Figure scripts
++++

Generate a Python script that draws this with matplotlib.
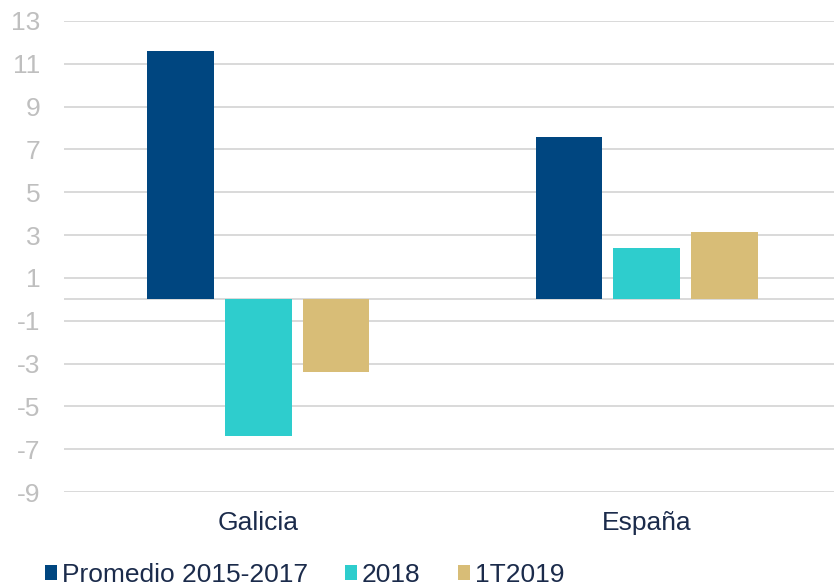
import numpy as np
import matplotlib
matplotlib.use("Agg")
import matplotlib.pyplot as plt
from matplotlib.patches import Patch

plt.rcParams['font.family'] = ['Liberation Sans', 'DejaVu Sans']

categories = ["Galicia", "España"]
series_names = ["Promedio 2015-2017", "2018", "1T2019"]
promedio = [11.6, 7.6]
v2018 = [-6.4, 2.4]
v1t2019 = [-3.4, 3.15]
series_values = [promedio, v2018, v1t2019]
yticks = list(range(-9, 14, 2))

COLORS = ["#004680", "#2ECDCD", "#D8BD77"]
TEXT_DARK = "#1B2B4B"
GRID = "#D9D9D9"


def main():
    fig = plt.figure(figsize=(8.34, 5.88), dpi=100)
    ax = fig.add_axes([64 / 834, 1 - 492 / 588, 1 - 64 / 834, (492 - 21) / 588])

    x = np.arange(len(categories))
    width = 0.172
    step = 0.2
    for i, (vals, color) in enumerate(zip(series_values, COLORS)):
        ax.bar(x + (i - 1) * step, vals, width=width, color=color, zorder=3)

    ax.set_xlim(-0.5, 1.482)
    ax.set_ylim(-9, 13)
    ax.set_yticks(yticks)
    ax.set_yticklabels([str(t) for t in yticks])
    for t in yticks:
        ax.axhline(t, color=GRID, linewidth=1.4, zorder=1)
    ax.axhline(0, color=GRID, linewidth=1.4, zorder=1)

    ax.set_xticks(x)
    ax.set_xticklabels(categories)
    ax.tick_params(axis="x", length=0, pad=14, labelsize=19, labelcolor=TEXT_DARK)
    ax.tick_params(axis="y", length=0, pad=17, labelsize=19, labelcolor="#BFBFBF")
    for spine in ax.spines.values():
        spine.set_visible(False)

    handles = [Patch(facecolor=c, label=n) for c, n in zip(COLORS, series_names)]
    fig.legend(handles=handles, loc="lower left", bbox_to_anchor=(0.041, -0.016),
               ncol=3, frameon=False, fontsize=19, labelcolor=TEXT_DARK,
               handlelength=0.45, handleheight=0.45, handletextpad=0.2,
               columnspacing=1.4, borderaxespad=0)

    fig.savefig("out.png", dpi=100)


if __name__ == "__main__":
    main()
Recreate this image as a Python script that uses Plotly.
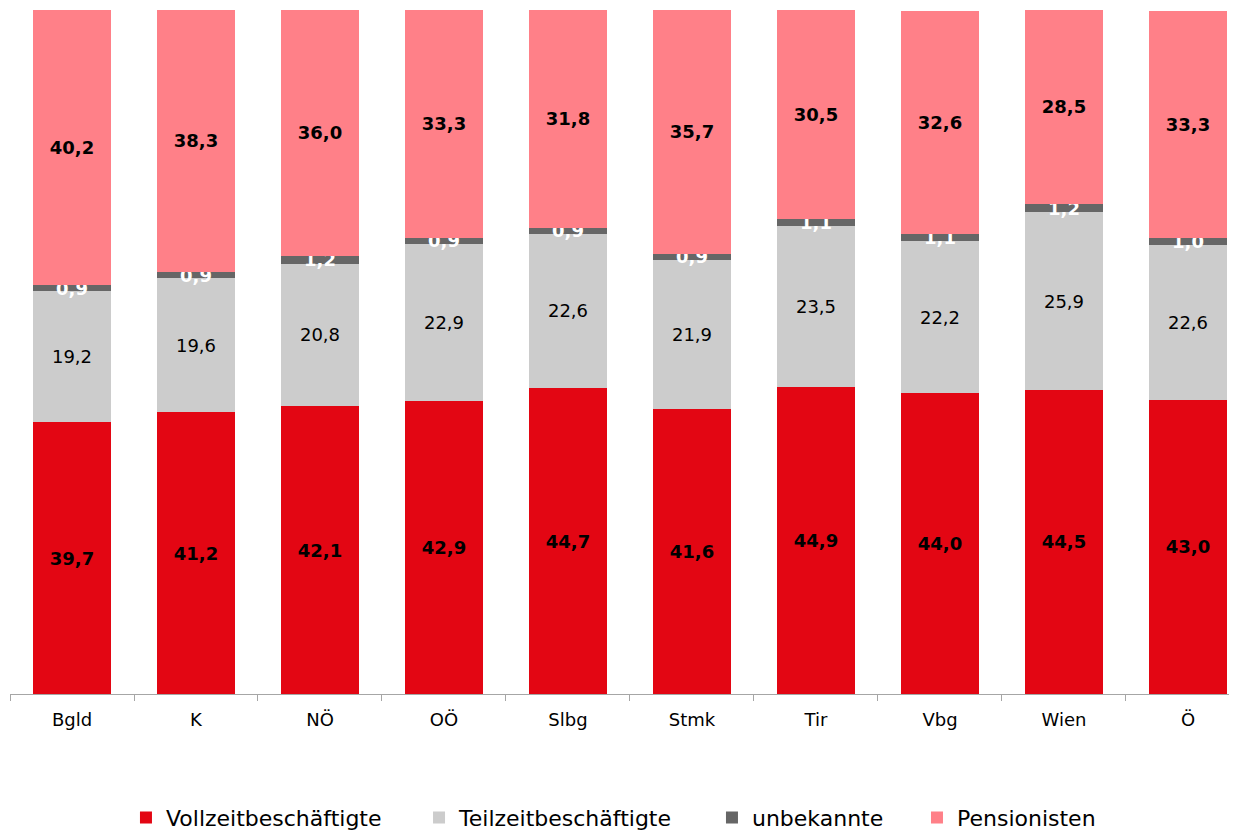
import plotly.graph_objects as go

categories = ["Bgld", "K", "NÖ", "OÖ", "Slbg", "Stmk", "Tir", "Vbg", "Wien", "Ö"]
vollzeit = [39.7, 41.2, 42.1, 42.9, 44.7, 41.6, 44.9, 44.0, 44.5, 43.0]
teilzeit = [19.2, 19.6, 20.8, 22.9, 22.6, 21.9, 23.5, 22.2, 25.9, 22.6]
unbekannt = [0.9, 0.9, 1.2, 0.9, 0.9, 0.9, 1.1, 1.1, 1.2, 1.0]
pensionisten = [40.2, 38.3, 36.0, 33.3, 31.8, 35.7, 30.5, 32.6, 28.5, 33.3]

FONT = "DejaVu Sans"

series = [
    ("Vollzeitbeschäftigte", vollzeit, "#E30613", "black", True, "legend", 0.0939),
    ("Teilzeitbeschäftigte", teilzeit, "#CCCCCC", "black", False, "legend2", 0.3312),
    ("unbekannte", unbekannt, "#666666", "white", True, "legend3", 0.5684),
    ("Pensionisten", pensionisten, "#FF8088", "black", True, "legend4", 0.7344),
]

fig = go.Figure()
legend_layout = {}
for name, vals, color, tcolor, bold, leg, lx in series:
    tmpl = "<b>%{y:.1f}</b>" if bold else "%{y:.1f}"
    fig.add_trace(go.Bar(
        x=categories, y=vals, name=name, legend=leg,
        marker=dict(color=color, line=dict(width=0)),
        width=0.63,
        texttemplate=tmpl,
        textposition="inside",
        insidetextanchor="middle",
        constraintext="none",
        textangle=0,
        textfont=dict(family=FONT, size=18, color=tcolor),
    ))
    legend_layout[leg] = dict(
        orientation="h", x=lx, xanchor="left", y=-0.181, yanchor="middle",
        font=dict(family=FONT, size=22, color="black"),
        itemwidth=30, bgcolor="rgba(0,0,0,0)",
    )

fig.update_layout(
    barmode="stack",
    width=1237, height=831,
    margin=dict(l=2, r=0, t=2, b=145),
    paper_bgcolor="white", plot_bgcolor="white",
    separators=",.",
    font=dict(family=FONT, color="black"),
    showlegend=True,
    xaxis=dict(
        range=[-0.5, 9.46],
        showline=True, linecolor="#A6A6A6", linewidth=1,
        ticks="outside", tickson="boundaries", ticklen=6, tickcolor="#A6A6A6",
        ticklabelstandoff=9,
        tickfont=dict(family=FONT, size=18, color="black"),
        showgrid=False,
    ),
    yaxis=dict(range=[0, 100], visible=False, showgrid=False),
    **legend_layout,
)

fig.write_html("out.html")
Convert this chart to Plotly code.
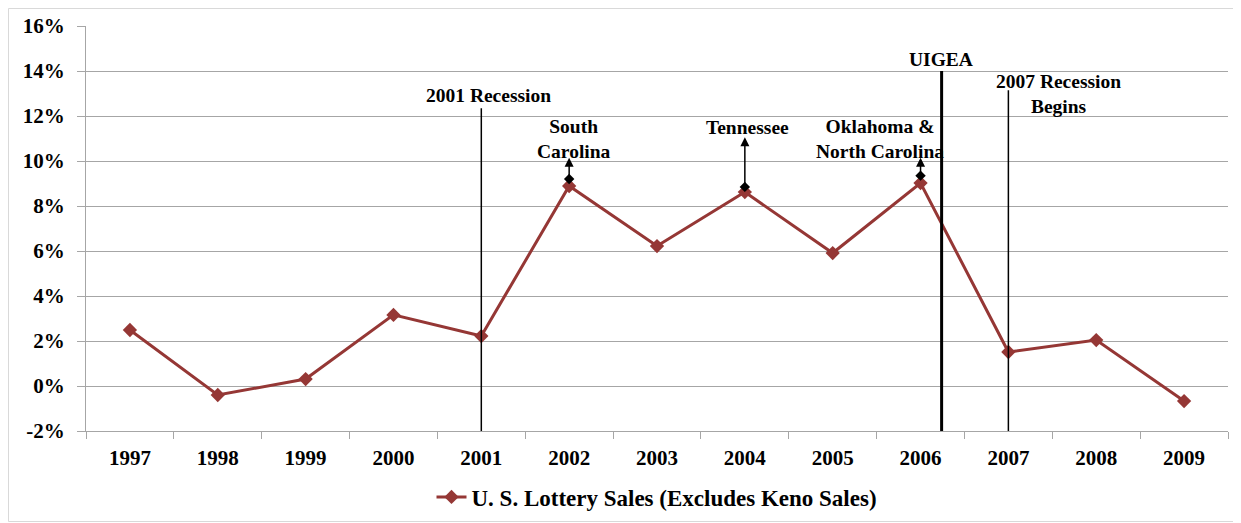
import plotly.graph_objects as go

years = [1997, 1998, 1999, 2000, 2001, 2002, 2003, 2004, 2005, 2006, 2007, 2008, 2009]
sales_growth = [2.49, -0.40, 0.31, 3.16, 2.22, 8.89, 6.22, 8.62, 5.91, 9.02, 1.51, 2.04, -0.67]

event_labels = ["2001 Recession", "UIGEA", "2007 Recession<br>Begins"]
event_x = [2001.0, 2006.24, 2007.0]
event_top = [12.35, 14.0, 13.15]
event_width = [1.5, 3, 1.5]
event_label_x = [2001.08, 2006.23, 2007.57]
event_label_y = [12.93, 14.53, 12.96]

state_labels = ["South<br>Carolina", "Tennessee", "Oklahoma &<br>North Carolina"]
state_x = [2002, 2004, 2006]
state_base = [9.2, 8.85, 9.35]
state_tip = [10.15, 11.05, 10.15]
state_label_x = [2002.06, 2004.03, 2005.54]
state_label_y = [10.96, 11.51, 11.0]

FONT = "Liberation Serif"
RED = "#953735"
GRID = "#a6a6a6"

# The page body adds an 8px offset; plot area should land at x 86..1228, y 26..431.
W, H = 1233, 515
ML, MR, MT, MB = 78, 13, 18, 92
PW, PH = W - ML - MR, H - MT - MB

fig = go.Figure()
fig.add_trace(go.Scatter(
    x=years, y=sales_growth, mode="lines+markers",
    name="<b>U. S. Lottery Sales (Excludes Keno Sales)</b>",
    line=dict(color=RED, width=3),
    marker=dict(symbol="diamond", size=11, color=RED),
))
fig.add_trace(go.Scatter(
    x=state_x, y=state_base, mode="markers", showlegend=False,
    marker=dict(symbol="diamond", size=8, color="black"), hoverinfo="skip",
))

for lab, x, top, w, lx, ly in zip(event_labels, event_x, event_top, event_width, event_label_x, event_label_y):
    fig.add_shape(type="line", x0=x, x1=x, y0=-2, y1=top, xref="x", yref="y",
                  line=dict(color="black", width=w))
    fig.add_annotation(x=lx, y=ly, text="<b>" + lab + "</b>", showarrow=False,
                       xref="x", yref="y", yanchor="middle",
                       font=dict(family=FONT, size=19.5, color="black"))

for lab, x, b, t, lx, ly in zip(state_labels, state_x, state_base, state_tip, state_label_x, state_label_y):
    fig.add_annotation(x=x, y=t, ax=x, ay=b, xref="x", yref="y", axref="x", ayref="y",
                       text="", showarrow=True, arrowhead=2, arrowsize=1.2, arrowwidth=1.5,
                       arrowcolor="black", standoff=0, startstandoff=0)
    fig.add_annotation(x=lx, y=ly, text="<b>" + lab + "</b>", showarrow=False,
                       xref="x", yref="y", yanchor="middle",
                       font=dict(family=FONT, size=19.5, color="black"))

# outer chart border
fig.add_shape(type="rect", xref="paper", yref="paper",
              x0=-(ML - 0.5) / PW, x1=1 + (MR - 1.5) / PW,
              y0=-(MB - 1.5) / PH, y1=1 + (MT - 0.5) / PH,
              line=dict(color="#d9d9d9", width=1), fillcolor="rgba(0,0,0,0)", layer="below")

fig.update_layout(
    width=W, height=H,
    margin=dict(l=ML, r=MR, t=MT, b=MB, autoexpand=False),
    plot_bgcolor="white", paper_bgcolor="white",
    font=dict(family=FONT, size=17, color="black"),
    showlegend=True,
    legend=dict(orientation="h", x=0.5, xanchor="center", y=-66 / PH, yanchor="middle",
                font=dict(family=FONT, size=23, color="black")),
    xaxis=dict(
        range=[1996.5, 2009.5], tickvals=years, ticktext=["<b>%d</b>" % y for y in years],
        showgrid=False, ticks="", showline=True, linecolor=GRID, linewidth=1,
        tickfont=dict(family=FONT, size=21, color="black"),
        minor=dict(tickvals=[y - 0.5 for y in years] + [2009.5], ticks="outside",
                   ticklen=7, tickcolor=GRID, showgrid=False),
        zeroline=False, automargin=False, ticklabelstandoff=8,
    ),
    yaxis=dict(
        range=[-2, 16], tickvals=list(range(-2, 17, 2)),
        ticktext=["<b>%d%%</b>" % v for v in range(-2, 17, 2)],
        showgrid=True, gridcolor=GRID, gridwidth=1,
        ticks="outside", ticklen=8, tickcolor=GRID,
        showline=True, linecolor=GRID, zeroline=False,
        tickfont=dict(family=FONT, size=21, color="black"),
        ticklabelstandoff=8, automargin=False,
    ),
)

fig.write_html("out.html")
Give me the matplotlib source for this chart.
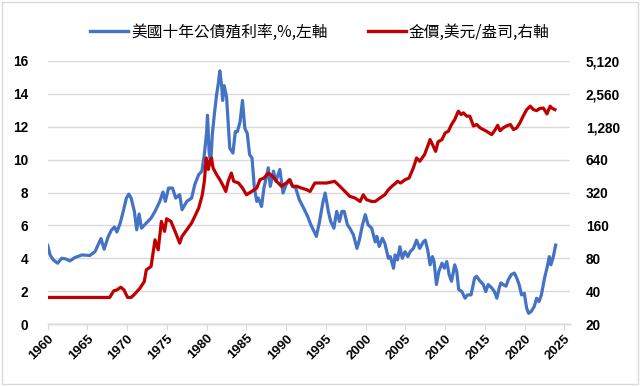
import matplotlib.pyplot as plt
from matplotlib.ticker import FixedLocator, FuncFormatter
from matplotlib.lines import Line2D
from matplotlib.patches import Rectangle

# US 10y treasury yield (%)
bond_years = [1960.0, 1960.3, 1960.7, 1961.25, 1961.75, 1962.26, 1962.8, 1963.4, 1964.3, 1965.3,
              1965.95, 1966.3, 1966.7, 1967.1, 1967.6, 1968.0, 1968.4, 1968.7, 1969.1, 1969.5,
              1969.9, 1970.2, 1970.5, 1970.9, 1971.2, 1971.5, 1971.8, 1972.4, 1973.0, 1973.5,
              1974.1, 1974.5, 1974.8, 1975.2, 1975.7, 1976.1, 1976.6, 1976.9, 1977.5, 1978.1,
              1978.5, 1979.0, 1979.4, 1979.7, 1980.0, 1980.1, 1980.3, 1980.5, 1980.7, 1980.95,
              1981.25, 1981.45, 1981.65, 1981.9, 1982.0, 1982.2, 1982.5, 1982.7, 1982.9, 1983.3,
              1983.6, 1983.85, 1984.2, 1984.5, 1984.8, 1985.1, 1985.4, 1985.7, 1986.0, 1986.3,
              1986.5, 1986.9, 1987.2, 1987.75, 1988.0, 1988.4, 1988.7, 1989.2, 1989.6, 1990.0,
              1990.5, 1990.8, 1991.2, 1991.65, 1992.2, 1992.7, 1993.1, 1993.5, 1993.8, 1994.2,
              1994.6, 1994.9, 1995.3, 1995.6, 1996.0, 1996.35, 1996.7, 1997.0, 1997.3, 1997.7,
              1998.0, 1998.45, 1998.9, 1999.2, 1999.6, 1999.95, 2000.3, 2000.75, 2001.2, 2001.4,
              2001.7, 2002.1, 2002.4, 2002.85, 2003.1, 2003.5, 2003.7, 2004.0, 2004.3, 2004.6,
              2004.95, 2005.3, 2005.6, 2006.0, 2006.4, 2006.8, 2007.25, 2007.5, 2007.8, 2008.1,
              2008.4, 2008.6, 2008.9, 2009.2, 2009.6, 2009.9, 2010.2, 2010.5, 2010.8, 2011.2,
              2011.45, 2011.7, 2012.1, 2012.5, 2012.8, 2013.25, 2013.7, 2013.95, 2014.4, 2014.8,
              2015.1, 2015.4, 2015.85, 2016.2, 2016.5, 2016.8, 2017.0, 2017.3, 2017.65, 2017.95,
              2018.3, 2018.7, 2019.0, 2019.3, 2019.6, 2019.95, 2020.25, 2020.5, 2020.8, 2021.2,
              2021.5, 2021.8, 2022.1, 2022.5, 2022.8, 2023.1, 2023.3, 2023.6, 2023.9]
bond_yield = [4.78, 4.2, 3.9, 3.7, 4.0, 3.96, 3.84, 4.04, 4.2, 4.17,
              4.4, 4.78, 5.2, 4.55, 5.3, 5.7, 5.9, 5.6, 6.1, 6.85,
              7.66, 7.9, 7.66, 6.85, 5.73, 6.69, 5.83, 6.14, 6.44, 6.85,
              7.46, 8.03, 7.46, 8.27, 8.27, 7.66, 7.87, 6.95, 7.46, 7.66,
              8.48, 9.09, 9.3, 10.3, 11.7, 12.7, 10.5, 9.7, 11.5, 12.7,
              13.96, 14.6, 15.4, 14.4, 13.6, 14.5, 13.8, 12.3, 10.7, 10.4,
              11.7, 11.7, 12.3, 13.6, 11.9, 11.6, 10.3, 10.1, 8.27, 7.46,
              7.66, 7.15, 8.27, 9.5, 8.37, 9.3, 8.68, 9.4, 7.97, 8.48,
              8.78, 8.37, 8.27, 7.56, 7.05, 6.54, 6.04, 5.63, 5.33, 6.24,
              7.36, 7.97, 6.85, 6.24, 5.83, 6.85, 6.24, 6.85, 6.85, 6.04,
              5.83, 5.43, 4.6, 5.1, 6.04, 6.65, 6.04, 5.83, 5.0, 5.33,
              4.72, 5.22, 4.92, 4.0, 4.1, 3.39, 4.2, 3.9, 4.7, 4.0,
              4.4, 4.1, 4.4, 4.6, 5.1, 4.6, 5.0, 5.1, 4.5, 3.6,
              4.1, 3.8, 2.4, 3.2, 3.7, 3.4, 3.8, 3.0, 2.6, 3.6,
              3.2, 2.1, 1.97, 1.57, 1.77, 1.77, 2.8, 2.9, 2.6, 2.4,
              1.97, 2.4, 2.2, 1.97, 1.57, 2.2, 2.5, 2.4, 2.3, 2.7,
              3.0, 3.1, 2.8, 2.4, 1.77, 1.87, 0.96, 0.65, 0.75, 1.06,
              1.57, 1.36, 1.77, 2.8, 3.4, 4.1, 3.6, 4.1, 4.8]

# gold price, USD per ounce
gold_years = [1960.0, 1967.8, 1968.3, 1968.7, 1969.2, 1969.6, 1970.05, 1970.5, 1970.9, 1971.6,
              1972.15, 1972.4, 1973.0, 1973.5, 1973.9, 1974.3, 1974.7, 1974.96, 1975.5, 1976.2,
              1976.6, 1976.9, 1977.5, 1978.1, 1978.6, 1979.0, 1979.45, 1979.7, 1979.95, 1980.2,
              1980.4, 1980.6, 1980.8, 1981.25, 1981.65, 1982.1, 1982.4, 1982.7, 1983.1, 1983.4,
              1984.0, 1984.5, 1985.0, 1985.65, 1986.3, 1986.7, 1987.2, 1987.75, 1988.3, 1988.8,
              1989.4, 1990.0, 1990.4, 1990.8, 1991.3, 1991.9, 1992.6, 1993.0, 1993.6, 1994.25,
              1995.1, 1996.1, 1996.75, 1997.4, 1998.0, 1998.65, 1999.3, 1999.7, 2000.1, 2000.75,
              2001.2, 2001.8, 2002.4, 2002.85, 2003.3, 2003.7, 2004.0, 2004.4, 2004.95, 2005.45,
              2006.0, 2006.4, 2006.8, 2007.4, 2007.8, 2008.1, 2008.4, 2008.8, 2009.1, 2009.6,
              2010.0, 2010.4, 2010.8, 2011.2, 2011.65, 2012.0, 2012.3, 2012.7, 2013.1, 2013.55,
              2013.96, 2014.4, 2014.8, 2015.2, 2015.85, 2016.3, 2016.6, 2016.9, 2017.3, 2017.7,
              2018.2, 2018.6, 2019.0, 2019.4, 2019.8, 2020.25, 2020.7, 2021.1, 2021.5, 2021.9,
              2022.35, 2022.8, 2023.2, 2023.4, 2023.8]
gold_price = [35, 35, 40.2, 41, 43.4, 41, 35, 35, 37.3, 42.5,
              48.9, 62.6, 67.2, 118, 95.5, 174, 141, 184, 174, 131,
              110, 127, 146, 168, 200, 231, 305, 405, 663, 520,
              618, 663, 538, 466, 420, 365, 327, 405, 482, 405,
              391, 352, 305, 327, 352, 419, 434, 482, 450, 405,
              365, 391, 419, 365, 365, 352, 339, 327, 391, 391,
              391, 405, 365, 327, 295, 285, 265, 305, 275, 265,
              265, 285, 305, 339, 365, 385, 405, 391, 419, 434,
              538, 663, 618, 711, 850, 977, 880, 762, 930, 977,
              1124, 1164, 1343, 1490, 1777, 1655, 1715, 1600, 1600, 1300,
              1343, 1250, 1205, 1164, 1085, 1205, 1320, 1177, 1250, 1300,
              1343, 1205, 1250, 1389, 1598, 1836, 1976, 1836, 1800, 1881,
              1900, 1678, 1976, 1900, 1836]

year_ticks = list(range(1960, 2030, 5))
left_ticks = [0, 2, 4, 6, 8, 10, 12, 14, 16]
right_ticks = [20, 40, 80, 160, 320, 640, 1280, 2560, 5120]

label_bond = '美國十年公債殖利率,%,左軸'
label_gold = '金價,美元/盎司,右軸'

blue = '#4472C4'
red = '#C00000'
grid_col = '#D9D9D9'

plt.rcParams['font.family'] = ['Liberation Sans', 'DejaVu Sans']

fig = plt.figure(figsize=(6.4, 3.86), dpi=100)
ax = fig.add_axes([47.7 / 640, 1 - 324 / 386, (570 - 47.7) / 640, (324 - 61) / 386])
ax2 = ax.twinx()

ax.plot(bond_years, bond_yield, color=blue, lw=2.3, solid_joinstyle='round')
ax2.plot(gold_years, gold_price, color=red, lw=2.3, solid_joinstyle='round')

ax.set_xlim(1960, 2025.7)
ax.set_ylim(0, 16)
ax2.set_yscale('log', base=2)
ax2.set_ylim(20, 5120)

ax.set_yticks(left_ticks)
ax2.yaxis.set_major_locator(FixedLocator(right_ticks))
ax2.yaxis.set_minor_locator(FixedLocator([]))
ax2.yaxis.set_major_formatter(FuncFormatter(lambda v, p: f'{int(round(v)):,}'))
ax.set_xticks(year_ticks)

ax.grid(axis='y', color=grid_col, lw=1.0)
ax.set_axisbelow(True)

for a in (ax, ax2):
    for s in ('top', 'left', 'right'):
        a.spines[s].set_visible(False)
    a.spines['bottom'].set_color(grid_col)
    a.spines['bottom'].set_linewidth(1.0)

ax.tick_params(axis='y', length=0, pad=14, labelsize=9.8)
ax2.tick_params(axis='y', length=0, pad=11.5, labelsize=9.8)
ax.tick_params(axis='x', length=4, color=grid_col, labelsize=9.5, pad=2)
for t in ax.get_yticklabels() + ax2.get_yticklabels():
    t.set_fontweight('bold')
for t in ax.get_xticklabels():
    t.set_fontweight('bold')
    t.set_rotation(45)
    t.set_ha('right')
    t.set_rotation_mode('anchor')

handles = [Line2D([], [], color=blue, lw=2.4), Line2D([], [], color=red, lw=2.4)]
fig.legend(handles, [label_bond, label_gold], loc='center', bbox_to_anchor=(0.5, 1 - 32 / 386),
           ncol=2, frameon=False, handlelength=2.4, handletextpad=0.2, columnspacing=2.6,
           prop={'family': ['Noto Sans CJK TC', 'DejaVu Sans'], 'size': 11.3})

fig.patches.append(Rectangle((0.003, 0.004), 0.994, 0.99, transform=fig.transFigure,
                             fill=False, edgecolor=grid_col, lw=1.0))

fig.savefig('out.png', dpi=100)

++++

Select every line of the material above holding the word "matplotlib" and copy it.

Generate a Python script that draws this with matplotlib.
import matplotlib
matplotlib.use("Agg")
import matplotlib.pyplot as plt
from matplotlib.patches import Patch
Give me the matplotlib source for this chart.
import matplotlib.pyplot as plt
from matplotlib.ticker import FixedLocator, FuncFormatter
from matplotlib.lines import Line2D
from matplotlib.patches import Rectangle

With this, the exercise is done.